To Machen it really does matter Who God Is! Liberals benevolently assert the “universal fatherhood of God,” substituting their own Enlightenment-rooted, deistic humanitarianism for the primary truth of the New Testament. But the NT insists that God is, above all else, the Father of the Lord Jesus Christ. Those who are rightly related to Christ thus know God as His Father. The God of Abraham and Moses, the great Law Giver, is also deleted from the Liberal text. Joining the ancient Macron (beloved by Liberals such as Harnack), modern Liberals have no patience with a God who is anything other than sentimental Love. Marcion’s approach to Scripture is adopted by Liberals as well. “Christianity,” Machen insists, “is founded upon the Bible. It bases upon the Bible both its thinking and its life. Liberalism on the other hand is founded upon the shifting emotions of sinful men” (p. 79). Though Machen is often labeled a “Fundamentalist,” he actually takes a “plenary” view of inspiration, insisting the Bible is without error in providing an “infallible rule of faith and practice” (p. 74).
Above all, Scripture reveals to us Christ. The great divide between Liberalism and Christianity centers on the nature of Jesus Christ. In Machen’s judgment, the NT unequivocally declares that Jesus was the God-man, fully God and fully man, miraculously entering our world to transform all who believe in Him. Liberals genuinely admire Jesus–along with Socrates, Confucius, and Martin Luther King Jr.–but they reject his deity. Since he was only a man, it follows, the many miracles attributed to him must be denied, for whoever claimed to see a good man like our kindly local pastor working miracles!
With Jesus reduced to a mere man, “salvation” becomes a process of man’s self-realization and perfection. To orthodox Christians, salvation comes solely from God, by grace, to us. To Liberals, “salvation” means attaining psychological wholeness and emotional health.

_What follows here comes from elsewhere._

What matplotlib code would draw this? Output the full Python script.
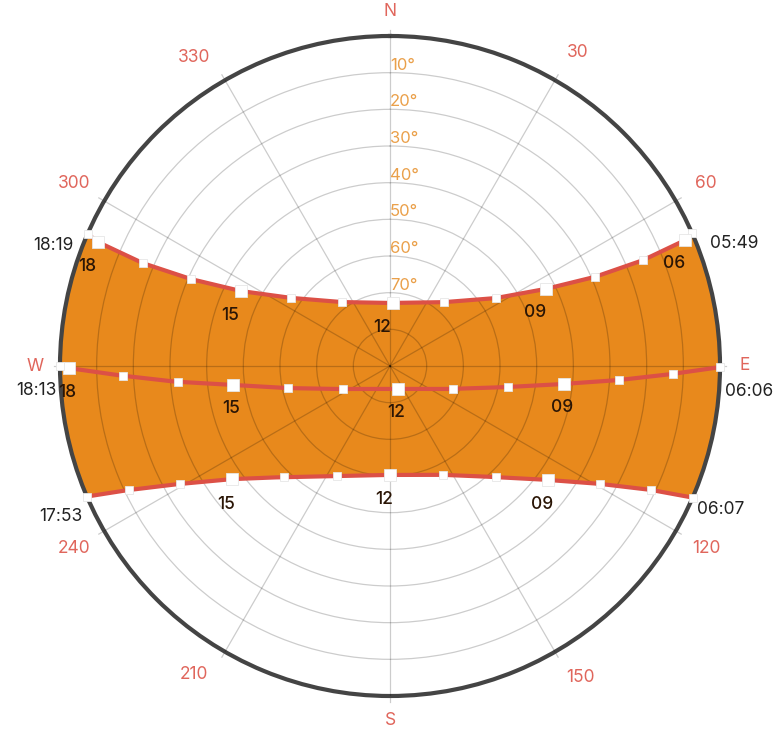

Thus the Cross, in its “narrow,” “exclusive” message of atonement through the suffering Son of God, offends the true Liberal. As an example of a good man suffering for his friends, even dying to demonstrate Love, the Cross has powerful appeal. But to be “saved by the blood of the Lamb” makes no sense, for there is no Just Judge to be satisfied.
Consequently, Machen holds, theological Liberalism’s endeavor “to deny the necessity of atonement is to deny the existence of a real moral order. And it is strange how those who venture upon such denial can regarded themselves as disciples of Jesus; for one thing is clear in the record of Jesus’ life it is that Jesus recognized the justice, as distinguished from the love, of God” (p. 131). Paradoxically, while rejecting the message of salvation by Grace in an effort to escape a Righteous Judge and His Law, Liberals easily constructed their own form of legalism, typically espoused as the “Social Gospel” with its commitment to social reforms and political programs. Personal morality (especially sexual standards) and family ties (especially lifelong marital fidelity) were perhaps irrelevant, but working for the poor and oppressed, advocating the redistribution of wealth in a socialistic utopia, siding with various revolutionary movements around the world, quickly became the rigorous litmus test of Liberalism.
After assessing the prospects for the churches, Machen declares that Liberals who have infiltrated orthodox Christian communions should, if they have any integrity, depart and establish their own religious communities. Similarly, conservative Christians within denominations which have become basically Liberal should withdraw and form authentic communities of faith.
To read Reeves and Machen in the 1990’s proves instructive! Machen’s critics often scoffed at his dire warnings in the 1920’s, but much of what he said would transpire certainly did, as Reeves documents. To rightly respond to Liberalism, both men (though widely separated in many ways) concur: only a thoroughly traditional, orthodox, morally-rigorous Church will endure and help men and women find God.